* **Required work**: Copy all lines below exactly as written. Leave pictures out.

Recorded data:
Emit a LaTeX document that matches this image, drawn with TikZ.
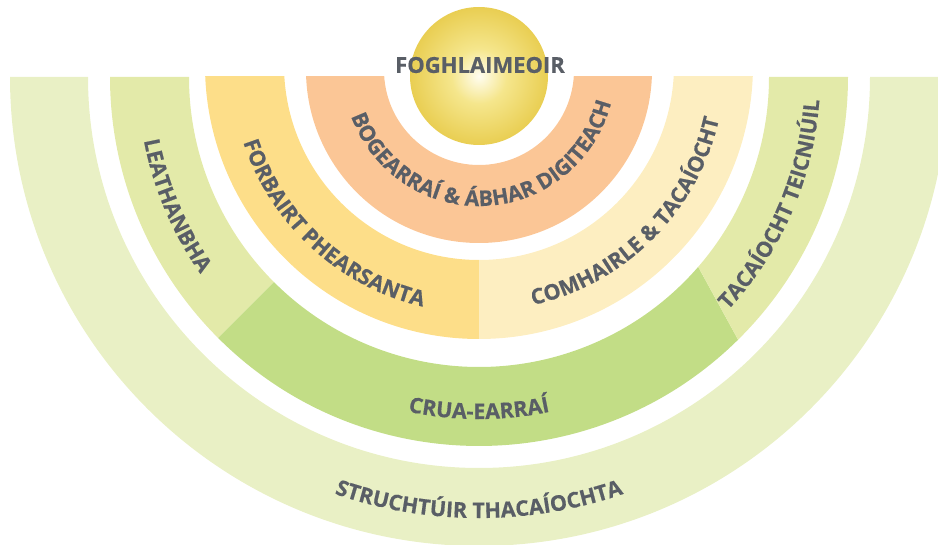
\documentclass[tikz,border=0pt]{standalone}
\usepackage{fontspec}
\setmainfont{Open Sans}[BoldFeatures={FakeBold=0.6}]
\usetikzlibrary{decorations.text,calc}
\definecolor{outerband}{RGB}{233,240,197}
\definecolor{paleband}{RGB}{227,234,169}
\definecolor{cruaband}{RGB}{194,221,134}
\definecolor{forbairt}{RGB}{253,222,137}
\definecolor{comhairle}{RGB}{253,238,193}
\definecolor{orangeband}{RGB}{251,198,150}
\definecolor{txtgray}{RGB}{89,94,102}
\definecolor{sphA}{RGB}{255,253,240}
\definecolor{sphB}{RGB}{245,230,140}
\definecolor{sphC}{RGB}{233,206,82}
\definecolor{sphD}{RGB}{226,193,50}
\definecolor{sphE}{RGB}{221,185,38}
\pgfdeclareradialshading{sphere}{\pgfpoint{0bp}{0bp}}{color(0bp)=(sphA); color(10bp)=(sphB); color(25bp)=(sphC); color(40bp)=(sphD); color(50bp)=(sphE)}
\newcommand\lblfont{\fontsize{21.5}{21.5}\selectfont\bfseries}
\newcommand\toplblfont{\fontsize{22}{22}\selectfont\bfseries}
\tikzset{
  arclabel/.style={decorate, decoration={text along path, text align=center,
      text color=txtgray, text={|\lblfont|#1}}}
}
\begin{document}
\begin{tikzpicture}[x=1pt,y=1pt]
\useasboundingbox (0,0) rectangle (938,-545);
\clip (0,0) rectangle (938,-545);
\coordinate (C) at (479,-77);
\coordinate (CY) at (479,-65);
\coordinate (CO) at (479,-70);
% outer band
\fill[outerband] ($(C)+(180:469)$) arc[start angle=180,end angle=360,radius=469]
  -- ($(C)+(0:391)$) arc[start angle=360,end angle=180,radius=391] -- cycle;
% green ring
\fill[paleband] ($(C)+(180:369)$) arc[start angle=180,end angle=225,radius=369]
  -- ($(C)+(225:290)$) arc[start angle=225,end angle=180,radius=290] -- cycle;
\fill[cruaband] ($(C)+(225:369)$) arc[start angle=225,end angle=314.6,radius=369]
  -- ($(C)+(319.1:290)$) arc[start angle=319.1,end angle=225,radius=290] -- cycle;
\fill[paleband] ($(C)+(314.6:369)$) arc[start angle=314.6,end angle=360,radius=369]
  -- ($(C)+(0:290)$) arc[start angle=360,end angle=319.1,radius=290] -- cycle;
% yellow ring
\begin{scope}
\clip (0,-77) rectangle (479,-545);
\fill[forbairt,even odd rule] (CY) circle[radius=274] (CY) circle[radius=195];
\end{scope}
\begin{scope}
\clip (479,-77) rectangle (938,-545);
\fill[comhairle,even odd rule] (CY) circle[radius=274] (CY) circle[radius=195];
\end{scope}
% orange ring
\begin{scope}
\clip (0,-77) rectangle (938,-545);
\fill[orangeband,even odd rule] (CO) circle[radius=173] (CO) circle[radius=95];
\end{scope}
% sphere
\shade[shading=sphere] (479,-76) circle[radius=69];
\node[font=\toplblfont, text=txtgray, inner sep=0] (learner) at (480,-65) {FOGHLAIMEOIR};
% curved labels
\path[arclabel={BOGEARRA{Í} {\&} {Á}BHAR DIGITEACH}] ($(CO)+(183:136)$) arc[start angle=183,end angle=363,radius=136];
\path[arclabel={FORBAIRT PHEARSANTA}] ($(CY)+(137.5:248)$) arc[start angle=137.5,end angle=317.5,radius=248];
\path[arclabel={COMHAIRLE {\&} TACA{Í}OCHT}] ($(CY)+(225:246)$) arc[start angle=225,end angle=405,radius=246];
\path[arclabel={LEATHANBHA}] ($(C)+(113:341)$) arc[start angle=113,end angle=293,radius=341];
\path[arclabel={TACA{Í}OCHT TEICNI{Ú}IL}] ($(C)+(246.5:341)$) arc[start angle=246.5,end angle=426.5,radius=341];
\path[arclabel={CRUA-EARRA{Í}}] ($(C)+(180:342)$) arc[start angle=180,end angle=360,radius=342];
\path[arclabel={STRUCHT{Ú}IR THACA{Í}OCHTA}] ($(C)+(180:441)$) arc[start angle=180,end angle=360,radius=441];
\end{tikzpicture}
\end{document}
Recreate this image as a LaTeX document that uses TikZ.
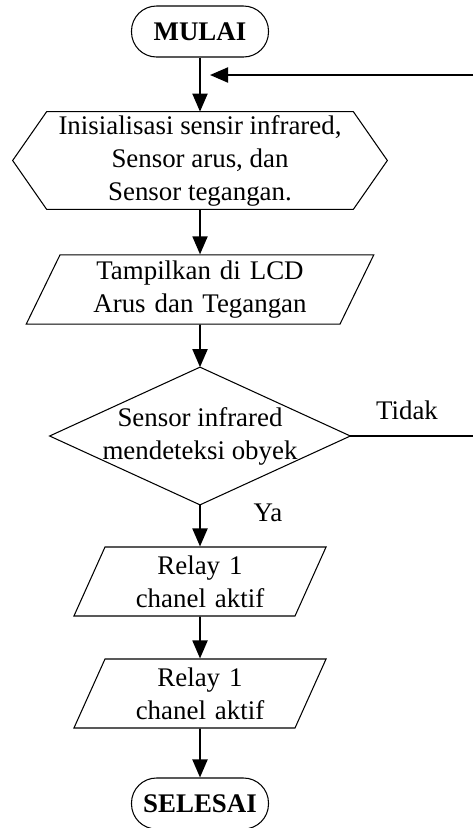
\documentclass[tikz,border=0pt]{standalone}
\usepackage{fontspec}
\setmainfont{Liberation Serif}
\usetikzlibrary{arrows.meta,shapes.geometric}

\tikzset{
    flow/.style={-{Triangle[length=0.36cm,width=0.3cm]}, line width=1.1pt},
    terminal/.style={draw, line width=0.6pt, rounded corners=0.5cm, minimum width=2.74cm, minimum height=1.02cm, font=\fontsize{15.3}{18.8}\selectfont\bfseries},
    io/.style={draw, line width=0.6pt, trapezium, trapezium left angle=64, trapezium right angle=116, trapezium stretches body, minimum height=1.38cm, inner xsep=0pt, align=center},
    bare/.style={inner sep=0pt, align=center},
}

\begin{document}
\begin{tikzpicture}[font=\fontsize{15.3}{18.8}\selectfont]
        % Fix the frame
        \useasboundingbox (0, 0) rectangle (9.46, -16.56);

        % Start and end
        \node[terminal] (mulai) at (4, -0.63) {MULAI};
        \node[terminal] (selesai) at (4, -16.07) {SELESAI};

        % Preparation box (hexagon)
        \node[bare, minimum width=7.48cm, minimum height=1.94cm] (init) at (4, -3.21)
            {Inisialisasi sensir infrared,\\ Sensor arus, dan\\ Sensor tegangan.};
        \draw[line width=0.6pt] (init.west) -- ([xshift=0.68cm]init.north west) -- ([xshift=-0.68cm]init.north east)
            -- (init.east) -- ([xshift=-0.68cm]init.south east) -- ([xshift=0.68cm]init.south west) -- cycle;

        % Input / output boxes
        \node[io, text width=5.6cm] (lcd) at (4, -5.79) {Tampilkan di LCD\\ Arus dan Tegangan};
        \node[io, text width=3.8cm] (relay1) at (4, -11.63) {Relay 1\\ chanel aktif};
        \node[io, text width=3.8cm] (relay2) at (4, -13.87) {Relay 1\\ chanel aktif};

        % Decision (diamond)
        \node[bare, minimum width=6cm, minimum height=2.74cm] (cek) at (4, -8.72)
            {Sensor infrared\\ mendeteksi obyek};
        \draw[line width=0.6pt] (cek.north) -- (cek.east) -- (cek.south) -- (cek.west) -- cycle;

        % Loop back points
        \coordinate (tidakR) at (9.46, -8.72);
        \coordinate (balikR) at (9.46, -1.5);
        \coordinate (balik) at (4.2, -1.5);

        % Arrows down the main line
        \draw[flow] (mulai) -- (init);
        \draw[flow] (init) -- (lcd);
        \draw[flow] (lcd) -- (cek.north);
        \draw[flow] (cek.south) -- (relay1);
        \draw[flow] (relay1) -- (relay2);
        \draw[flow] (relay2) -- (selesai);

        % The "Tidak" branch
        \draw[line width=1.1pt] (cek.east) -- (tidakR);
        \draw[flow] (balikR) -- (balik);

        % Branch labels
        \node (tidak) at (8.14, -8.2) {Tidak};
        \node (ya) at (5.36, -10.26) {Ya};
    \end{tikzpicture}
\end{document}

* **Exercise answer**:
Emit a LaTeX document that matches this image, drawn with TikZ.
\documentclass[tikz,border=0pt]{standalone}
\usepackage{fontspec}
\setmainfont{Open Sans}[BoldFeatures={FakeBold=0.6}]
\usetikzlibrary{decorations.text,calc}
\definecolor{outerband}{RGB}{233,240,197}
\definecolor{paleband}{RGB}{227,234,169}
\definecolor{cruaband}{RGB}{194,221,134}
\definecolor{forbairt}{RGB}{253,222,137}
\definecolor{comhairle}{RGB}{253,238,193}
\definecolor{orangeband}{RGB}{251,198,150}
\definecolor{txtgray}{RGB}{89,94,102}
\definecolor{sphA}{RGB}{255,253,240}
\definecolor{sphB}{RGB}{245,230,140}
\definecolor{sphC}{RGB}{233,206,82}
\definecolor{sphD}{RGB}{226,193,50}
\definecolor{sphE}{RGB}{221,185,38}
\pgfdeclareradialshading{sphere}{\pgfpoint{0bp}{0bp}}{color(0bp)=(sphA); color(10bp)=(sphB); color(25bp)=(sphC); color(40bp)=(sphD); color(50bp)=(sphE)}
\newcommand\lblfont{\fontsize{21.5}{21.5}\selectfont\bfseries}
\newcommand\toplblfont{\fontsize{22}{22}\selectfont\bfseries}
\tikzset{
  arclabel/.style={decorate, decoration={text along path, text align=center,
      text color=txtgray, text={|\lblfont|#1}}}
}
\begin{document}
\begin{tikzpicture}[x=1pt,y=1pt]
\useasboundingbox (0,0) rectangle (938,-545);
\clip (0,0) rectangle (938,-545);
\coordinate (C) at (479,-77);
\coordinate (CY) at (479,-65);
\coordinate (CO) at (479,-70);
% outer band
\fill[outerband] ($(C)+(180:469)$) arc[start angle=180,end angle=360,radius=469]
  -- ($(C)+(0:391)$) arc[start angle=360,end angle=180,radius=391] -- cycle;
% green ring
\fill[paleband] ($(C)+(180:369)$) arc[start angle=180,end angle=225,radius=369]
  -- ($(C)+(225:290)$) arc[start angle=225,end angle=180,radius=290] -- cycle;
\fill[cruaband] ($(C)+(225:369)$) arc[start angle=225,end angle=314.6,radius=369]
  -- ($(C)+(319.1:290)$) arc[start angle=319.1,end angle=225,radius=290] -- cycle;
\fill[paleband] ($(C)+(314.6:369)$) arc[start angle=314.6,end angle=360,radius=369]
  -- ($(C)+(0:290)$) arc[start angle=360,end angle=319.1,radius=290] -- cycle;
% yellow ring
\begin{scope}
\clip (0,-77) rectangle (479,-545);
\fill[forbairt,even odd rule] (CY) circle[radius=274] (CY) circle[radius=195];
\end{scope}
\begin{scope}
\clip (479,-77) rectangle (938,-545);
\fill[comhairle,even odd rule] (CY) circle[radius=274] (CY) circle[radius=195];
\end{scope}
% orange ring
\begin{scope}
\clip (0,-77) rectangle (938,-545);
\fill[orangeband,even odd rule] (CO) circle[radius=173] (CO) circle[radius=95];
\end{scope}
% sphere
\shade[shading=sphere] (479,-76) circle[radius=69];
\node[font=\toplblfont, text=txtgray, inner sep=0] (learner) at (480,-65) {FOGHLAIMEOIR};
% curved labels
\path[arclabel={BOGEARRA{Í} {\&} {Á}BHAR DIGITEACH}] ($(CO)+(183:136)$) arc[start angle=183,end angle=363,radius=136];
\path[arclabel={FORBAIRT PHEARSANTA}] ($(CY)+(137.5:248)$) arc[start angle=137.5,end angle=317.5,radius=248];
\path[arclabel={COMHAIRLE {\&} TACA{Í}OCHT}] ($(CY)+(225:246)$) arc[start angle=225,end angle=405,radius=246];
\path[arclabel={LEATHANBHA}] ($(C)+(113:341)$) arc[start angle=113,end angle=293,radius=341];
\path[arclabel={TACA{Í}OCHT TEICNI{Ú}IL}] ($(C)+(246.5:341)$) arc[start angle=246.5,end angle=426.5,radius=341];
\path[arclabel={CRUA-EARRA{Í}}] ($(C)+(180:342)$) arc[start angle=180,end angle=360,radius=342];
\path[arclabel={STRUCHT{Ú}IR THACA{Í}OCHTA}] ($(C)+(180:441)$) arc[start angle=180,end angle=360,radius=441];
\end{tikzpicture}
\end{document}
Recreate this image as a LaTeX document that uses TikZ.
\documentclass[tikz,border=0pt]{standalone}
\usepackage{fontspec}
\setmainfont{Liberation Serif}
\usetikzlibrary{arrows.meta,shapes.geometric}

\tikzset{
    flow/.style={-{Triangle[length=0.36cm,width=0.3cm]}, line width=1.1pt},
    terminal/.style={draw, line width=0.6pt, rounded corners=0.5cm, minimum width=2.74cm, minimum height=1.02cm, font=\fontsize{15.3}{18.8}\selectfont\bfseries},
    io/.style={draw, line width=0.6pt, trapezium, trapezium left angle=64, trapezium right angle=116, trapezium stretches body, minimum height=1.38cm, inner xsep=0pt, align=center},
    bare/.style={inner sep=0pt, align=center},
}

\begin{document}
\begin{tikzpicture}[font=\fontsize{15.3}{18.8}\selectfont]
        % Fix the frame
        \useasboundingbox (0, 0) rectangle (9.46, -16.56);

        % Start and end
        \node[terminal] (mulai) at (4, -0.63) {MULAI};
        \node[terminal] (selesai) at (4, -16.07) {SELESAI};

        % Preparation box (hexagon)
        \node[bare, minimum width=7.48cm, minimum height=1.94cm] (init) at (4, -3.21)
            {Inisialisasi sensir infrared,\\ Sensor arus, dan\\ Sensor tegangan.};
        \draw[line width=0.6pt] (init.west) -- ([xshift=0.68cm]init.north west) -- ([xshift=-0.68cm]init.north east)
            -- (init.east) -- ([xshift=-0.68cm]init.south east) -- ([xshift=0.68cm]init.south west) -- cycle;

        % Input / output boxes
        \node[io, text width=5.6cm] (lcd) at (4, -5.79) {Tampilkan di LCD\\ Arus dan Tegangan};
        \node[io, text width=3.8cm] (relay1) at (4, -11.63) {Relay 1\\ chanel aktif};
        \node[io, text width=3.8cm] (relay2) at (4, -13.87) {Relay 1\\ chanel aktif};

        % Decision (diamond)
        \node[bare, minimum width=6cm, minimum height=2.74cm] (cek) at (4, -8.72)
            {Sensor infrared\\ mendeteksi obyek};
        \draw[line width=0.6pt] (cek.north) -- (cek.east) -- (cek.south) -- (cek.west) -- cycle;

        % Loop back points
        \coordinate (tidakR) at (9.46, -8.72);
        \coordinate (balikR) at (9.46, -1.5);
        \coordinate (balik) at (4.2, -1.5);

        % Arrows down the main line
        \draw[flow] (mulai) -- (init);
        \draw[flow] (init) -- (lcd);
        \draw[flow] (lcd) -- (cek.north);
        \draw[flow] (cek.south) -- (relay1);
        \draw[flow] (relay1) -- (relay2);
        \draw[flow] (relay2) -- (selesai);

        % The "Tidak" branch
        \draw[line width=1.1pt] (cek.east) -- (tidakR);
        \draw[flow] (balikR) -- (balik);

        % Branch labels
        \node (tidak) at (8.14, -8.2) {Tidak};
        \node (ya) at (5.36, -10.26) {Ya};
    \end{tikzpicture}
\end{document}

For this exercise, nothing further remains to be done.